As an anthropologist, on the other hand, I have been attending to subtle unfamiliarities. Of the many things that were said in the week following Brexit, one comment stuck in my mind, one particular verbal splinter that I just can’t brush off. This was Nigel Farage’s exulting claim that the Leave vote represented a victory for “decent people”. Decency is on the face of it such an outlandish qualifier in this discussion. After all, what is, by implication, “indecent” about the Remain voters? Or is the indecency which has been defeated actually on the other side of the channel, in Brussels, in Calais, in Athens, in Lampedusa, in Ankara?
I am not so interested in what Farage meant, as I am in the inherent potency of ‘decency’ as a political vocable. It says almost nothing and yet it says a lot. It does not particularly belong to the right or the left – and it certainly doesn’t belong to Farage. Decency is a homely, everyday term of praise which can imply a profoundly barbed critique. It speaks to feelings of excess, of scale, of unacceptable strangeness, of unnatural behaviour. It speaks of obscure, obscene machinations and banal frustrations. It is very British – there are French, Spanish or German analogues, for sure, but the very work of translating them would elucidate the specificities of each.
Decency is a powerful acid in which distinctions between different kinds of arguments, motivations and concerns are dissolved.
Is decency a mark of political belonging, a question of age, of class, of ethnicity, of nationality? The point is not that a racist implication is hidden behind Farage’s ‘decent people’. To read ‘decency’ as a code word for something else would be short-sighted and reductive. The point is quite simply that distinctions between appropriate and inappropriate ways of categorising people, between mere political disagreement and discriminatory name-calling – those liberal ways of channeling discourse are corroded by distinctions such as those between the decent and the indecent.
Decency (and its cognates and analogues) should be of interest to anthropologists for two reasons. One is as an ethnographic prompt. The strangeness, the discomfort of hearing ‘decency’ as a political vocable is a useful irritant. It reminds us of the many ways of speaking politics. Following ‘decency’ might provide a different entry into forms of political experience which are too often dismissed through worn terms like populism or xenophobia. As anthropologists have long been saying, we need ever-renewed ethnographic ways to attend to those who have been made ‘inarticulate’ by mainstream attempts to speak for and about them in languages we more easily recognize.

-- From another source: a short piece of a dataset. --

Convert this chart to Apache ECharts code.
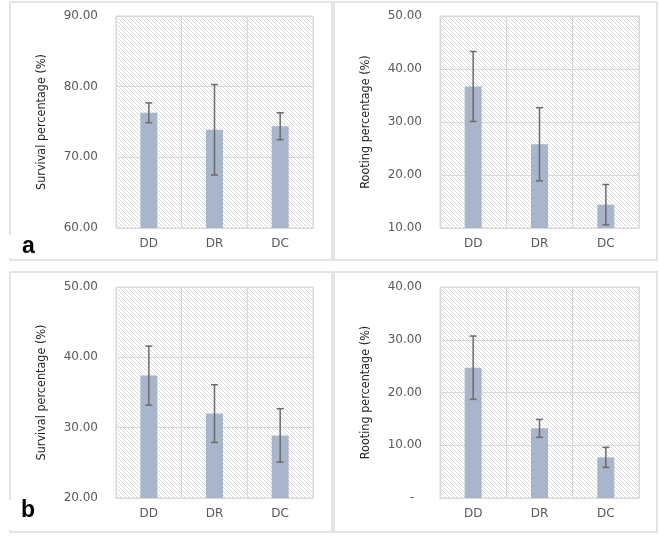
<!DOCTYPE html>
<html>
<head>
<meta charset="utf-8">
<script src="https://cdn.jsdelivr.net/npm/echarts@6/dist/echarts.min.js"></script>
<style>
  html, body { margin: 0; padding: 0; background: #fff; }
  #chart { width: 659px; height: 550px; }
</style>
</head>
<body>
<div id="chart"></div>
<script>
var categories = ['DD', 'DR', 'DC'];

// panel a
var survivalA = [76.3, 73.9, 74.4];
var survivalAErr = [1.4, 6.4, 1.9];
var rootingA = [36.7, 25.8, 14.4];
var rootingAErr = [6.6, 6.9, 3.8];

// panel b
var survivalB = [37.4, 32.0, 28.9];
var survivalBErr = [4.2, 4.1, 3.8];
var rootingB = [24.7, 13.2, 7.7];
var rootingBErr = [6.0, 1.7, 1.9];

// y axis ranges [min, max]
var rangeSurvA = [60, 90];
var rangeRootA = [10, 50];
var rangeSurvB = [20, 50];
var rangeRootB = [0, 40];

var chart = echarts.init(document.getElementById('chart'));

// diagonal hatch for plot background
function hatch() {
  var c = document.createElement('canvas');
  c.width = 4;
  c.height = 4;
  var ctx = c.getContext('2d');
  ctx.fillStyle = '#ffffff';
  ctx.fillRect(0, 0, 4, 4);
  ctx.strokeStyle = '#dadada';
  ctx.lineWidth = 1;
  ctx.beginPath();
  ctx.moveTo(-1, -1);
  ctx.lineTo(5, 5);
  ctx.stroke();
  return { image: c, repeat: 'repeat' };
}
var pattern = hatch();

var labelFont = 'DejaVu Sans';
var nameFont = "'Liberation Sans Narrow', 'DejaVu Sans Condensed', sans-serif";
var gridLine = '#d9d9d9';

var grids = [
  { left: 116, top: 16, width: 197, height: 212 },
  { left: 440, top: 16, width: 199, height: 212 },
  { left: 116, top: 287, width: 197, height: 211 },
  { left: 440, top: 287, width: 199, height: 211 }
];

var panels = [
  { name: 'Survival percentage (%)', range: rangeSurvA, values: survivalA, errs: survivalAErr },
  { name: 'Rooting percentage (%)', range: rangeRootA, values: rootingA, errs: rootingAErr },
  { name: 'Survival percentage (%)', range: rangeSurvB, values: survivalB, errs: survivalBErr },
  { name: 'Rooting percentage (%)', range: rangeRootB, values: rootingB, errs: rootingBErr }
];

var xAxes = [], yAxes = [], series = [];

panels.forEach(function(p, i) {
  xAxes.push({
    type: 'category',
    gridIndex: i,
    data: categories,
    axisTick: { show: false },
    axisLine: { lineStyle: { color: gridLine } },
    axisLabel: { color: '#595959', fontFamily: labelFont, fontSize: 12, margin: 10 },
    splitLine: { show: true, interval: 0, lineStyle: { color: gridLine, width: 1 } }
  });
  yAxes.push({
    type: 'value',
    gridIndex: i,
    min: p.range[0],
    max: p.range[1],
    interval: 10,
    name: p.name,
    nameLocation: 'middle',
    nameGap: 68,
    nameTextStyle: { color: '#262626', fontFamily: nameFont, fontSize: 12.5 },
    axisLine: { show: false },
    axisTick: { show: false },
    axisLabel: {
      color: '#595959',
      fontFamily: labelFont,
      fontSize: 12,
      margin: 18,
      formatter: function(v) {
        return v === 0 ? '-  ' : v.toFixed(2);
      }
    },
    splitLine: { lineStyle: { color: gridLine, width: 1 } }
  });

  series.push({
    type: 'bar',
    xAxisIndex: i,
    yAxisIndex: i,
    data: p.values,
    barWidth: 17,
    itemStyle: { color: '#a9b5ca' },
    silent: true
  });

  var errData = p.values.map(function(v, k) {
    return [k, v - p.errs[k], v + p.errs[k]];
  });
  series.push({
    type: 'custom',
    xAxisIndex: i,
    yAxisIndex: i,
    data: errData,
    silent: true,
    z: 5,
    renderItem: function(params, api) {
      var lo = api.coord([api.value(0), api.value(1)]);
      var hi = api.coord([api.value(0), api.value(2)]);
      var w = 3.5;
      var st = { stroke: '#6b6b6b', lineWidth: 1.5 };
      return {
        type: 'group',
        children: [
          { type: 'line', shape: { x1: hi[0], y1: hi[1], x2: lo[0], y2: lo[1] }, style: st },
          { type: 'line', shape: { x1: hi[0] - w, y1: hi[1], x2: hi[0] + w, y2: hi[1] }, style: st },
          { type: 'line', shape: { x1: lo[0] - w, y1: lo[1], x2: lo[0] + w, y2: lo[1] }, style: st }
        ]
      };
    }
  });
});

var option = {
  animation: false,
  backgroundColor: '#ffffff',
  grid: grids.map(function(g) {
    return {
      left: g.left, top: g.top, width: g.width, height: g.height,
      show: true,
      backgroundColor: pattern,
      borderColor: gridLine,
      borderWidth: 1
    };
  }),
  xAxis: xAxes,
  yAxis: yAxes,
  series: series,
  graphic: [
    { type: 'rect', z: 0, shape: { x: 10, y: 2, width: 322, height: 258 }, style: { fill: 'none', stroke: '#dcdcdc', lineWidth: 1.5 } },
    { type: 'rect', z: 0, shape: { x: 334, y: 2, width: 323, height: 258 }, style: { fill: 'none', stroke: '#dcdcdc', lineWidth: 1.5 } },
    { type: 'rect', z: 0, shape: { x: 10, y: 272, width: 322, height: 260 }, style: { fill: 'none', stroke: '#dcdcdc', lineWidth: 1.5 } },
    { type: 'rect', z: 0, shape: { x: 334, y: 272, width: 323, height: 260 }, style: { fill: 'none', stroke: '#dcdcdc', lineWidth: 1.5 } },
    { type: 'rect', z: 1, shape: { x: 4, y: 235, width: 38, height: 23 }, style: { fill: '#ffffff' } },
    { type: 'rect', z: 1, shape: { x: 4, y: 500, width: 38, height: 30 }, style: { fill: '#ffffff' } },
    { type: 'text', z: 2, left: 22, top: 235, style: { text: 'a', fill: '#000', font: 'bold 23px "Liberation Sans", sans-serif' } },
    { type: 'text', z: 2, left: 21, top: 499, style: { text: 'b', fill: '#000', font: 'bold 23px "Liberation Sans", sans-serif' } }
  ]
};

chart.setOption(option);
</script>
</body>
</html>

But the other reason why “decency” might be of interest to anthropologists is as a reminder of our own disciplinary hang-ups and evaluative reflexes. Many of us take the view that anthropology must attend to those ‘inarticulated’ voices – post-Brexit more than ever. The small-scale, the unheard, the everyday – anthropologists have a stake and a duty there. Consequently, it becomes easy to imagine anthropology as a kind of expertise bent only on challenging ‘the rule of experts’, as a discipline inherently bent on the destructive critique of liberal elites and their standard political vocabularies. And that, in turn, gives me pause. The thing is, I hear the echo of an appeal to ‘decent people’ somewhere in there. That echo makes me uncomfortable.
When Farage claims to be speaking about and for “the real people, the ordinary people”, he seems to be stealing anthropologists’ best line. It is only when he adds “the decent people” that the difference becomes, to my mind at least, obvious.
Anthropology can attend to alternative political languages and to uncomfortable claims and concerns. It can challenge safe assumptions and taken-for-granted pieties. It can do all this, however, without claiming to speak for ‘the decent people’.